Proving Equivalence Relation in $\mathbb{N}\times\mathbb{N}$

Question

I just need to see if this is correct

Define a relation R on $\mathbb{N} \times \mathbb{N}$ by $<a,b>$ R $<c,d> $ iff $a+d=c+b$. Prove this is an equivalence relation.

I am having an issue with the reflexive case.
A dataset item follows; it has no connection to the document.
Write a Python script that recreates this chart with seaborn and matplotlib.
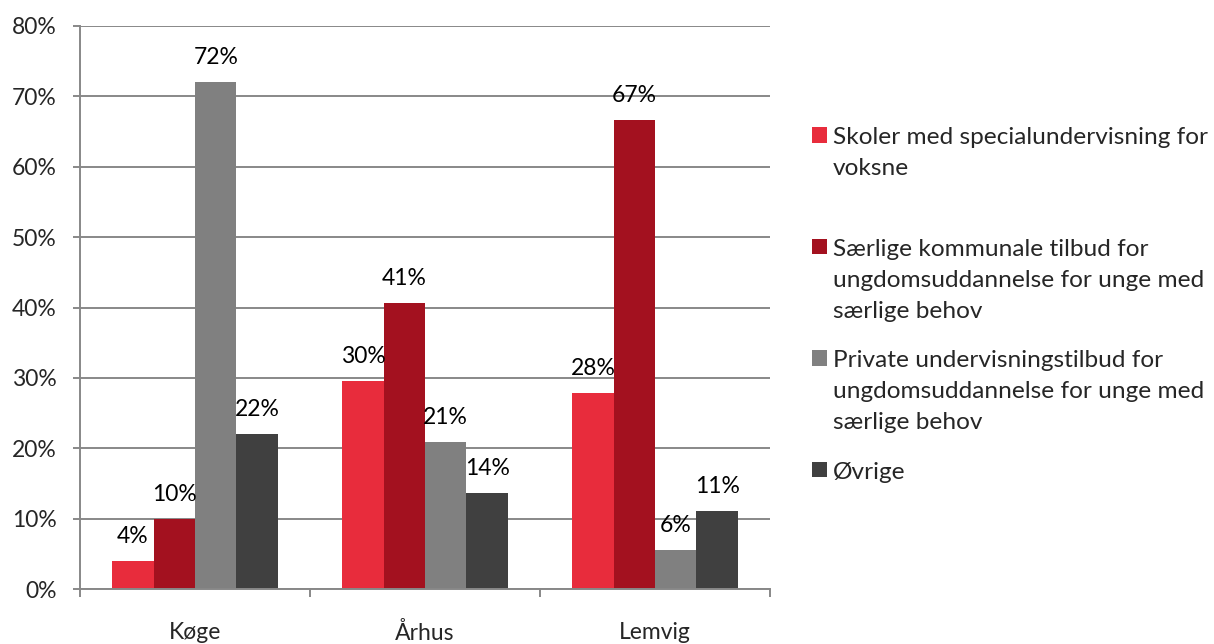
import matplotlib
matplotlib.use("Agg")
import matplotlib.pyplot as plt
import seaborn as sns
import pandas as pd
from matplotlib.patches import Patch

categories = ["Køge", "Århus", "Lemvig"]
series = [
    "Skoler med specialundervisning for voksne",
    "Særlige kommunale tilbud for ungdomsuddannelse for unge med særlige behov",
    "Private undervisningstilbud for ungdomsuddannelse for unge med særlige behov",
    "Øvrige",
]
legend_labels = [
    "Skoler med specialundervisning for\nvoksne\n ",
    "Særlige kommunale tilbud for\nungdomsuddannelse for unge med\nsærlige behov",
    "Private undervisningstilbud for\nungdomsuddannelse for unge med\nsærlige behov",
    "Øvrige",
]
skoler = [4.0, 29.6, 27.8]
kommunale = [10.0, 40.7, 66.7]
private = [72.0, 20.9, 5.6]
oevrige = [22.0, 13.6, 11.1]
colors = ["#E82C3C", "#A3111F", "#808080", "#404040"]
yticks = [0, 10, 20, 30, 40, 50, 60, 70, 80]

values = [skoler, kommunale, private, oevrige]
rows = []
for s, vals in zip(series, values):
    for c, v in zip(categories, vals):
        rows.append({"Kommune": c, "Tilbud": s, "Andel": v})
df = pd.DataFrame(rows)

sns.set_style("white")
plt.rcParams["font.family"] = ["Lato", "DejaVu Sans"]
FS = 16.5
LFS = 17.6
GRID = "#888888"

fig = plt.figure(figsize=(12.14, 6.44), dpi=100)
ax = fig.add_axes([80 / 1214, 1 - 589 / 644, 690 / 1214, 563 / 644])

sns.barplot(data=df, x="Kommune", y="Andel", hue="Tilbud", order=categories,
            hue_order=series, palette=colors, width=0.72, gap=0, ax=ax,
            saturation=1, legend=False, errorbar=None, linewidth=0)

ax.set_xlim(-0.5, 2.5)
ax.set_ylim(0, 80)
ax.set_yticks(yticks)
ax.set_yticklabels([f"{t}%" for t in yticks], fontsize=FS)
ax.grid(axis="y", color=GRID, linewidth=1.4)
ax.set_axisbelow(True)
ax.set_xlabel("")
ax.set_ylabel("")

ax.set_xticks(range(len(categories)))
ax.set_xticklabels(categories, fontsize=FS)
ax.set_xticks([-0.5, 0.5, 1.5, 2.5], minor=True)
ax.tick_params(axis="x", which="major", length=0, pad=24)
ax.tick_params(axis="x", which="minor", length=5.5, width=1.4, color=GRID, direction="out", bottom=True)
ax.tick_params(axis="y", length=5, width=1.4, color=GRID, direction="out", left=True, pad=12)

for side in ["top", "right"]:
    ax.spines[side].set_visible(False)
for side in ["left", "bottom"]:
    ax.spines[side].set_color(GRID)
    ax.spines[side].set_linewidth(1.4)

for cont, vals in zip(ax.containers, values):
    ax.bar_label(cont, labels=[f"{v:.0f}%" for v in vals], padding=10, fontsize=FS, color="black")

handles = [Patch(facecolor=c, edgecolor="none") for c in colors]
leg = fig.legend(handles, legend_labels, loc="upper left", bbox_to_anchor=(812 / 1214, 1 - 127 / 644),
                 frameon=False, fontsize=LFS, handlelength=0.6, handleheight=0.6, handletextpad=0.25,
                 labelspacing=1.15, borderpad=0, borderaxespad=0)
for t in leg.get_texts():
    t.set_linespacing(1.6)
# align each legend square with the first line of its label
for col in leg._legend_handle_box.get_children():
    for hp in col.get_children():
        hp.align = "top"

fig.savefig("out.png", dpi=100)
I wrote let $<a,b>\in\mathbb{N}\times\mathbb{N}$. Then $a+b=b+a$ by commutativity, thus $<a,b>$ R $<a,b>$, but should I instead be using $<a,a>$.

Then for symmetric, I have that $<a,b>,<c,d>\in\mathbb{N}\times\mathbb{N}$ such that $<a,b>$ R $<c,d>$, $a+d=c+b$. Then,$a+d=b+c$= $d+a=b+c$, which we can just rewrite as $d+a=c+b$. Then, this shows $<c,d>$ R $<a,b>$

For transitivity, I have let $<a,b>,<c,d>,<x,y>\in\mathbb{N}\times\mathbb{N}$ such that $<a,b>$ R $<c,d>$ and $<c,d>$ R $<x,y>$. So, we have that $a+d=b+c$ and $c+y=d+x$. Then, we can do $(a+d)+(c+y)=(b+c)+(d+x)$. We can cancel out the $c$ and $d$ from both sides by subtracting and are left with $a+y=b+x$. Then, $<a,b>$ R $<x,y>$.

Answer 1

You've correctly shown that $R$ is an equivalence relation on $\mathbb{N}\times\mathbb{N}$.
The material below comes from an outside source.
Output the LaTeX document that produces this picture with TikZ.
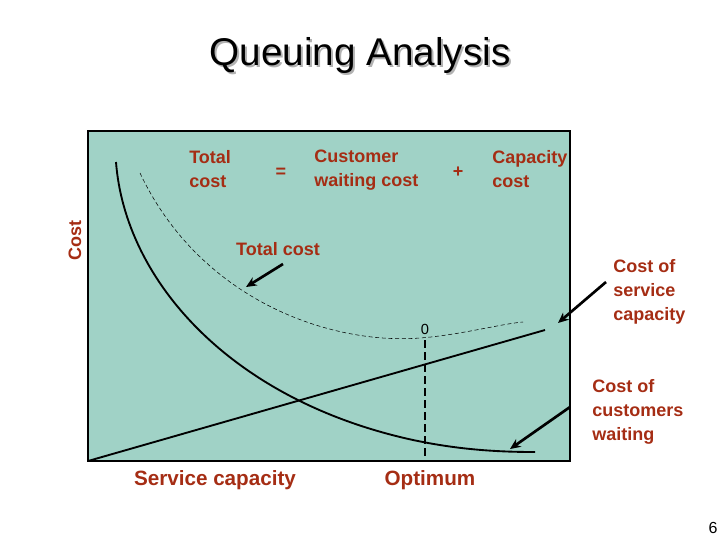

To answer your question regarding reflexivity: No, you should not use $\langle a,a \rangle$. A relation $R$ on a set $X$ is reflexive if, for any $x\in X$, we have $x R x$. In your case, $X=\mathbb{N}\times\mathbb{N}$, so you need to show that $x R x$ for an arbitrary element $x\in\mathbb{N}\times\mathbb{N}$. This element should be of the form $\langle a,b\rangle$, not $\langle a,a\rangle$. (Which is just as you did :))

Answer 2

Yes, it is correct. Concerning reflexivity, what you should (and did) prove was that$$(a,b)\operatorname{R}(c,d)\iff(c,d)\operatorname{R}(a,b).$$

Answer 3

For another approach, note that $(a,b) R (c,d) $ iff $f(a,b)=f(c,d)$, where $f: \mathbb{N}\times\mathbb{N} \to \mathbb{Z}$ is given by $f(x,y)=x-y$. Since equality is an equivalence relation, so is $R$.